Perhaps the most visceral expression of this phenomenon is the way in which anti-Americanism—always latent in Egyptian society, media, and politics—has exploded beyond its traditional boundaries to become a core feature of political discourse and official propaganda in Egypt. Throughout the Mubarak years, anti-Americanism was a common staple of regime-affiliated media. Such official and officially encouraged rhetoric served to inoculate the regime against a broad array of criticisms of its close relations with the Americans, particularly during the Bush-era “war on terror,” when the U.S.-led invasion of Iraq, the CIA’s use of torture, Washington’s indefinite detention of terrorist suspects in Guantánamo Bay, Cuba, and the United States’ unwavering support for Israel deepened public antipathy to the United States. Criticism of the United States was pointed but stayed within clear boundaries.

The current gap between American and Egyptian worldviews and priorities is larger than at any time in the past.

During Sisi’s time in power, however, a categorically different kind of anti-Americanism—vitriolic, paranoid, and warped by conspiracy theories—has come to dominate Egyptian media.
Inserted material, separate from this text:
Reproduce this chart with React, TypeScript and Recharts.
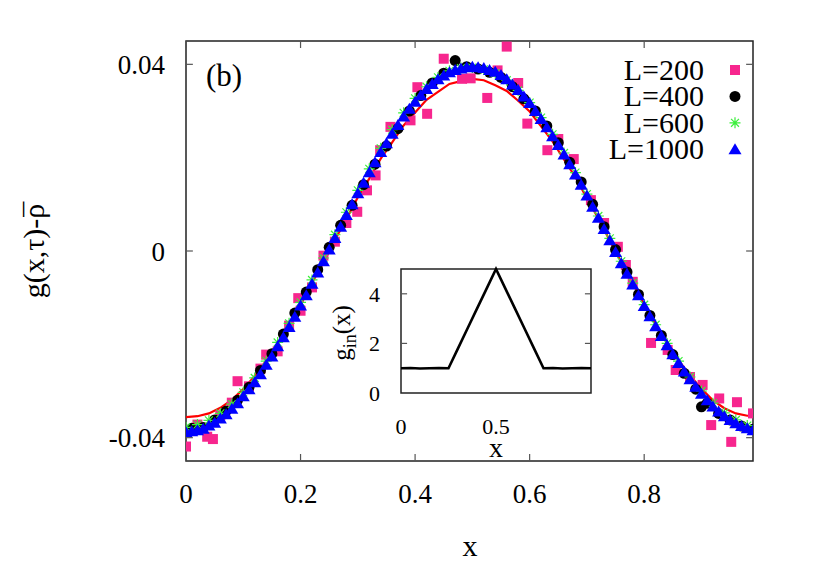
import React from 'react';
import { ComposedChart, LineChart, Scatter, Line, XAxis, YAxis, ReferenceArea, ReferenceLine } from 'recharts';

const FONT = '"Liberation Serif", "DejaVu Serif", "Times New Roman", serif';

// ---------- main chart axes ----------
const xTicks = [0, 0.2, 0.4, 0.6, 0.8];
const yTicks = [-0.04, 0, 0.04];
const xMin = 0;
const xMax = 0.99;
const yMin = -0.045;
const yMax = 0.045;

// ---------- L=200 (pink squares) ----------
const x200 = [0, 0.02, 0.037, 0.047, 0.06, 0.08, 0.09, 0.11, 0.13, 0.14, 0.16, 0.18, 0.196, 0.2, 0.22, 0.24, 0.26, 0.28, 0.299, 0.316, 0.331, 0.339, 0.357, 0.392, 0.404, 0.421, 0.45, 0.482, 0.497, 0.526, 0.544, 0.56, 0.58, 0.596, 0.631, 0.65, 0.677, 0.707, 0.73, 0.754, 0.768, 0.78, 0.812, 0.841, 0.855, 0.88, 0.902, 0.917, 0.931, 0.952, 0.962, 0.99];
const y200 = [-0.0419, -0.0372, -0.0398, -0.0403, -0.0352, -0.0325, -0.0279, -0.029, -0.0252, -0.0222, -0.0215, -0.016, -0.0101, -0.0128, -0.0078, -0.001, 0.002, 0.006, 0.0084, 0.013, 0.0162, 0.0216, 0.0266, 0.028, 0.0351, 0.0294, 0.0412, 0.0369, 0.037, 0.0328, 0.0387, 0.0438, 0.036, 0.0273, 0.0216, 0.024, 0.0197, 0.0109, 0.006, 0.0009, -0.003, -0.0066, -0.0197, -0.0212, -0.0255, -0.027, -0.0287, -0.0373, -0.0316, -0.0409, -0.0324, -0.0348];

// ---------- L=400 (black circles) ----------
const x400 = [0.01, 0.03, 0.05, 0.07, 0.09, 0.11, 0.13, 0.15, 0.17, 0.19, 0.21, 0.23, 0.25, 0.27, 0.29, 0.31, 0.33, 0.35, 0.37, 0.39, 0.41, 0.43, 0.45, 0.47, 0.49, 0.51, 0.53, 0.55, 0.57, 0.59, 0.61, 0.63, 0.65, 0.67, 0.69, 0.71, 0.73, 0.75, 0.77, 0.79, 0.81, 0.83, 0.85, 0.87, 0.89, 0.9, 0.91, 0.93, 0.95, 0.97, 0.99];
const y400 = [-0.038, -0.0378, -0.0362, -0.0343, -0.032, -0.0292, -0.0256, -0.022, -0.0178, -0.0133, -0.0088, -0.004, 0.0008, 0.0055, 0.0098, 0.0142, 0.0186, 0.0225, 0.0262, 0.03, 0.0333, 0.036, 0.0381, 0.0408, 0.0395, 0.039, 0.0383, 0.0372, 0.0352, 0.0326, 0.03, 0.0268, 0.0232, 0.019, 0.0148, 0.01, 0.0052, 0.0003, -0.0045, -0.0093, -0.0138, -0.0181, -0.0222, -0.0262, -0.0296, -0.0334, -0.0326, -0.0348, -0.0362, -0.0375, -0.0382];

// ---------- L=600 (green stars) ----------
const x600 = [0, 0.02, 0.04, 0.06, 0.08, 0.1, 0.12, 0.14, 0.16, 0.18, 0.2, 0.22, 0.24, 0.26, 0.28, 0.3, 0.32, 0.34, 0.36, 0.38, 0.4, 0.42, 0.44, 0.46, 0.48, 0.5, 0.52, 0.54, 0.56, 0.58, 0.6, 0.62, 0.64, 0.66, 0.68, 0.7, 0.72, 0.74, 0.76, 0.78, 0.8, 0.82, 0.84, 0.86, 0.88, 0.9, 0.92, 0.94, 0.96, 0.98];
const y600 = [-0.0378, -0.0372, -0.0363, -0.0348, -0.0328, -0.0303, -0.0272, -0.0236, -0.0196, -0.0155, -0.011, -0.0062, -0.0015, 0.0035, 0.0083, 0.013, 0.0176, 0.022, 0.026, 0.0296, 0.0327, 0.0352, 0.0372, 0.0386, 0.0392, 0.0393, 0.0389, 0.0381, 0.0366, 0.0344, 0.0318, 0.0286, 0.025, 0.021, 0.0168, 0.0122, 0.0075, 0.0027, -0.0022, -0.0069, -0.0115, -0.0158, -0.0198, -0.0236, -0.027, -0.03, -0.0326, -0.0347, -0.0362, -0.0374];

// ---------- L=1000 (blue triangles) ----------
const x1000 = [0, 0.01, 0.02, 0.03, 0.04, 0.05, 0.06, 0.07, 0.08, 0.09, 0.1, 0.11, 0.12, 0.13, 0.14, 0.15, 0.16, 0.17, 0.18, 0.19, 0.2, 0.21, 0.22, 0.23, 0.24, 0.25, 0.26, 0.27, 0.28, 0.29, 0.3, 0.31, 0.32, 0.33, 0.34, 0.35, 0.36, 0.37, 0.38, 0.39, 0.4, 0.41, 0.42, 0.43, 0.44, 0.45, 0.46, 0.47, 0.48, 0.49, 0.5, 0.51, 0.52, 0.53, 0.54, 0.55, 0.56, 0.57, 0.58, 0.59, 0.6, 0.61, 0.62, 0.63, 0.64, 0.65, 0.66, 0.67, 0.68, 0.69, 0.7, 0.71, 0.72, 0.73, 0.74, 0.75, 0.76, 0.77, 0.78, 0.79, 0.8, 0.81, 0.82, 0.83, 0.84, 0.85, 0.86, 0.87, 0.88, 0.89, 0.9, 0.91, 0.92, 0.93, 0.94, 0.95, 0.96, 0.97, 0.98, 0.99];
const y1000 = [-0.0388, -0.0386, -0.0384, -0.0381, -0.0374, -0.0368, -0.0359, -0.035, -0.0338, -0.0326, -0.0311, -0.0296, -0.0281, -0.0264, -0.0244, -0.0226, -0.0204, -0.0185, -0.0163, -0.0141, -0.0117, -0.0095, -0.007, -0.0046, -0.0022, 0.0003, 0.0028, 0.0052, 0.0077, 0.01, 0.0124, 0.0146, 0.0169, 0.019, 0.0212, 0.0231, 0.0251, 0.027, 0.0288, 0.0305, 0.032, 0.0334, 0.0347, 0.0358, 0.0368, 0.0376, 0.0383, 0.0388, 0.0391, 0.0394, 0.0395, 0.0394, 0.0392, 0.0388, 0.0384, 0.0377, 0.0368, 0.0357, 0.0345, 0.0331, 0.0317, 0.03, 0.0283, 0.0265, 0.0246, 0.0227, 0.0207, 0.0186, 0.0164, 0.0142, 0.0119, 0.0095, 0.0071, 0.0047, 0.0023, -0.0002, -0.0026, -0.0049, -0.0072, -0.0095, -0.0118, -0.014, -0.0161, -0.0182, -0.0202, -0.0221, -0.024, -0.0258, -0.0275, -0.0291, -0.0306, -0.032, -0.0333, -0.0344, -0.0354, -0.0362, -0.0369, -0.0375, -0.038, -0.0384];

// ---------- red curve ----------
const xRed = [0, 0.02, 0.04, 0.06, 0.08, 0.1, 0.12, 0.14, 0.16, 0.18, 0.2, 0.22, 0.24, 0.26, 0.28, 0.3, 0.32, 0.34, 0.36, 0.38, 0.4, 0.42, 0.44, 0.46, 0.48, 0.5, 0.52, 0.54, 0.56, 0.58, 0.6, 0.62, 0.64, 0.66, 0.68, 0.7, 0.72, 0.74, 0.76, 0.78, 0.8, 0.82, 0.84, 0.86, 0.88, 0.9, 0.92, 0.94, 0.96, 0.98, 0.99];
const yRed = [-0.0356, -0.0354, -0.0348, -0.0336, -0.0319, -0.0296, -0.0268, -0.0235, -0.0199, -0.0157, -0.0116, -0.0068, -0.0025, 0.0024, 0.0068, 0.0115, 0.0155, 0.0198, 0.0233, 0.0269, 0.0297, 0.0324, 0.0341, 0.0358, 0.0364, 0.0369, 0.0366, 0.0355, 0.0343, 0.0322, 0.0299, 0.0267, 0.0235, 0.0196, 0.0158, 0.0113, 0.007, 0.0022, -0.0024, -0.007, -0.0113, -0.0158, -0.0196, -0.0234, -0.0267, -0.0295, -0.032, -0.0337, -0.0348, -0.0353, -0.0352];

// ---------- inset ----------
const insetX = [0, 0.05, 0.1, 0.15, 0.2, 0.25, 0.3, 0.35, 0.4, 0.45, 0.5, 0.55, 0.6, 0.65, 0.7, 0.75, 0.8, 0.85, 0.9, 0.95, 1];
const insetG = [1, 1.01, 0.99, 1, 1.01, 1, 1.8, 2.6, 3.4, 4.2, 5, 4.2, 3.4, 2.6, 1.8, 1, 1.01, 0.99, 1, 1.01, 1];
const insetXTicks = [0, 0.5];
const insetYTicks = [0, 2, 4];

const legendNames = ['L=200', 'L=400', 'L=600', 'L=1000'];

const zip = (xs: number[], ys: number[]) => xs.map((x, i) => ({ x, y: ys[i] }));
const d200 = zip(x200, y200);
const d400 = zip(x400, y400);
const d600 = zip(x600, y600);
const d1000 = zip(x1000, y1000);
const dRed = zip(xRed, yRed);
const dInset = insetX.map((x, i) => ({ x, g: insetG[i] }));

const PINK = '#f7268e';
const GREEN = '#3bef3b';
const BLUE = '#0000ff';

const Square = (p: any) => <rect x={p.cx - 5} y={p.cy - 5} width={10} height={10} fill={PINK} />;
const Dot = (p: any) => <circle cx={p.cx} cy={p.cy} r={5.5} fill="#000" />;
const starPath = (cx: number, cy: number, r: number) => {
  const k = r * 0.72;
  return `M${cx - r},${cy}H${cx + r}M${cx},${cy - r}V${cy + r}M${cx - k},${cy - k}L${cx + k},${cy + k}M${cx - k},${cy + k}L${cx + k},${cy - k}`;
};
const Star = (p: any) => <path d={starPath(p.cx, p.cy, 5.5)} stroke={GREEN} strokeWidth={1.2} fill="none" />;
const triPoints = (cx: number, cy: number) => `${cx},${cy - 6} ${cx + 6.5},${cy + 5} ${cx - 6.5},${cy + 5}`;
const Tri = (p: any) => <polygon points={triPoints(p.cx, p.cy)} fill={BLUE} />;

const tickStyle = { fontSize: 27, fill: '#000', fontFamily: FONT };
const insetTickStyle = { fontSize: 22, fill: '#000', fontFamily: FONT };
const TICK = '#555';

export default function App() {
  const tkY = 0.0015;
  const tkX = 0.012;
  return (
    <div style={{ position: 'absolute', left: 0, top: 0, width: 814, height: 570, background: '#fff' }}>
      <ComposedChart width={814} height={570} margin={{ top: 41, right: 61, left: 0, bottom: 0 }}>
        <XAxis
          dataKey="x"
          type="number"
          domain={[xMin, xMax]}
          ticks={xTicks}
          allowDataOverflow
          height={109}
          axisLine={false}
          tickLine={false}
          tickSize={6}
          tickMargin={17}
          tick={tickStyle}
          tickFormatter={(v: number) => String(v)}
        />
        <YAxis
          dataKey="y"
          type="number"
          domain={[yMin, yMax]}
          ticks={yTicks}
          allowDataOverflow
          width={186}
          axisLine={false}
          tickLine={false}
          tickSize={6}
          tickMargin={15}
          tick={tickStyle}
          tickFormatter={(v: number) => String(v)}
        />
        {xTicks.map((t) => (
          <ReferenceLine key={'b' + t} segment={[{ x: t, y: yMin }, { x: t, y: yMin + tkY }]} stroke={TICK} strokeWidth={1.2} />
        ))}
        {xTicks.map((t) => (
          <ReferenceLine key={'t' + t} segment={[{ x: t, y: yMax }, { x: t, y: yMax - tkY }]} stroke={TICK} strokeWidth={1.2} />
        ))}
        {yTicks.map((t) => (
          <ReferenceLine key={'l' + t} segment={[{ x: xMin, y: t }, { x: xMin + tkX, y: t }]} stroke={TICK} strokeWidth={1.2} />
        ))}
        {yTicks.map((t) => (
          <ReferenceLine key={'r' + t} segment={[{ x: xMax, y: t }, { x: xMax - tkX, y: t }]} stroke={TICK} strokeWidth={1.2} />
        ))}
        <Scatter name="L=200" data={d200} dataKey="y" shape={Square} isAnimationActive={false} />
        <Scatter name="L=400" data={d400} dataKey="y" shape={Dot} isAnimationActive={false} />
        <Scatter name="L=600" data={d600} dataKey="y" shape={Star} isAnimationActive={false} />
        <Scatter name="L=1000" data={d1000} dataKey="y" shape={Tri} isAnimationActive={false} />
        <Line data={dRed} dataKey="y" stroke="#ff0000" strokeWidth={2.2} dot={false} type="linear" isAnimationActive={false} />
        <ReferenceArea x1={xMin} x2={xMax} y1={yMin} y2={yMax} fill="none" fillOpacity={0} stroke="#222" strokeWidth={1.5} />
      </ComposedChart>

      <div style={{ position: 'absolute', left: 330, top: 255 }}>
        <LineChart width={280} height={210} data={dInset} margin={{ top: 14, right: 19, left: 0, bottom: 0 }}>
          <XAxis
            dataKey="x"
            type="number"
            domain={[0, 1]}
            ticks={insetXTicks}
            height={72}
            axisLine={false}
            tickLine={false}
            tickSize={6}
            tickMargin={19}
            tick={insetTickStyle}
            tickFormatter={(v: number) => String(v)}
          />
          <YAxis
            type="number"
            domain={[0, 5]}
            ticks={insetYTicks}
            width={71}
            axisLine={false}
            tickLine={false}
            tickSize={6}
            tickMargin={15}
            tick={insetTickStyle}
          />
          {[2, 4].map((t) => (
            <ReferenceLine key={'il' + t} segment={[{ x: 0, y: t }, { x: 0.032, y: t }]} stroke={TICK} strokeWidth={1.2} />
          ))}
          {[2, 4].map((t) => (
            <ReferenceLine key={'ir' + t} segment={[{ x: 1, y: t }, { x: 0.968, y: t }]} stroke={TICK} strokeWidth={1.2} />
          ))}
          <Line dataKey="g" stroke="#000" strokeWidth={2.6} dot={false} type="linear" isAnimationActive={false} />
          <ReferenceArea x1={0} x2={1} y1={0} y2={5} fill="none" fillOpacity={0} stroke="#222" strokeWidth={1.5} />
        </LineChart>
      </div>

      <svg width={814} height={570} style={{ position: 'absolute', left: 0, top: 0, pointerEvents: 'none' }} fontFamily={FONT}>
        <text x={206} y={86} fontSize={31} fill="#000">(b)</text>
        <text x={470} y={556} fontSize={30} fill="#000" textAnchor="middle">x</text>
        <text x={44} y={250} fontSize={30} fill="#000" textAnchor="middle" transform="rotate(-90 44 250)">
          g(x,τ)-ρ<tspan dx={-13} dy={1}>¯</tspan>
        </text>
        <text x={496} y={457} fontSize={28} fill="#000" textAnchor="middle">x</text>
        <text x={350} y={333} fontSize={25} fill="#000" textAnchor="middle" transform="rotate(-90 350 333)">
          g<tspan fontSize={18} dy={6}>in</tspan><tspan dy={-6}>(x)</tspan>
        </text>
        {legendNames.map((name, i) => {
          const cy = 70 + i * 26.4;
          return (
            <g key={name}>
              <text x={704} y={cy + 10} fontSize={30} fill="#000" textAnchor="end">{name}</text>
              {i === 0 && <rect x={730} y={cy - 5} width={10} height={10} fill={PINK} />}
              {i === 1 && <circle cx={735} cy={cy} r={5.5} fill="#000" />}
              {i === 2 && <path d={starPath(735, cy, 5.5)} stroke={GREEN} strokeWidth={1.2} fill="none" />}
              {i === 3 && <polygon points={triPoints(735, cy)} fill={BLUE} />}
            </g>
          );
        })}
      </svg>
    </div>
  );
}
State-backed media outlets have published scurrilous, bizarre stories alleging extensive U.S. financial and diplomatic support for Sisi’s Islamist opponents—not only the Muslim Brotherhood but even ISIS.

Not only does Sisi’s regime tolerate such conspiracy theories, but elements of the security establishment even promote them as part of an attempt to sell Egypt as a regional bulwark against Washington’s supposed goal of dividing and dominating the Arab world. Earlier this year, Vice Admiral Mohab Mamish, the former commander of the Egyptian navy and the current head of the Suez Canal Authority, told the Egyptian newspaper Al-Masry Al-Youm that during the 2011 uprising that toppled Mubarak, the Egyptian military thwarted a potential U.S. military intervention. Two U.S. frigates “were besieged by the navy and were forced to withdraw from [Egypt’s] territorial waters,” Mamish claimed. “It was important to show the Americans that the Egyptian military was highly diligent and prepared to deter any intervention,” he explained.

Incendiary rhetoric such as this is particularly rankling given that many Egyptian military leaders, including Sisi himself, have received training at U.S. military institutions as participants in a program designed to increase the professionalism of the armed forces of American allies and partners. Yet this extensive, decades-long effort has not produced the hoped-for doctrinal or structural shifts within the Egyptian armed forces nor increased the competence of Egypt’s military leadership. As a result, there is not much close cooperation, confidence, or trust between the two militaries. This gap is so large now that the United States has made no effort to include Egypt in an operational role in the U.S.-led anti-ISIS military campaign, despite the obvious need for Arab military partners.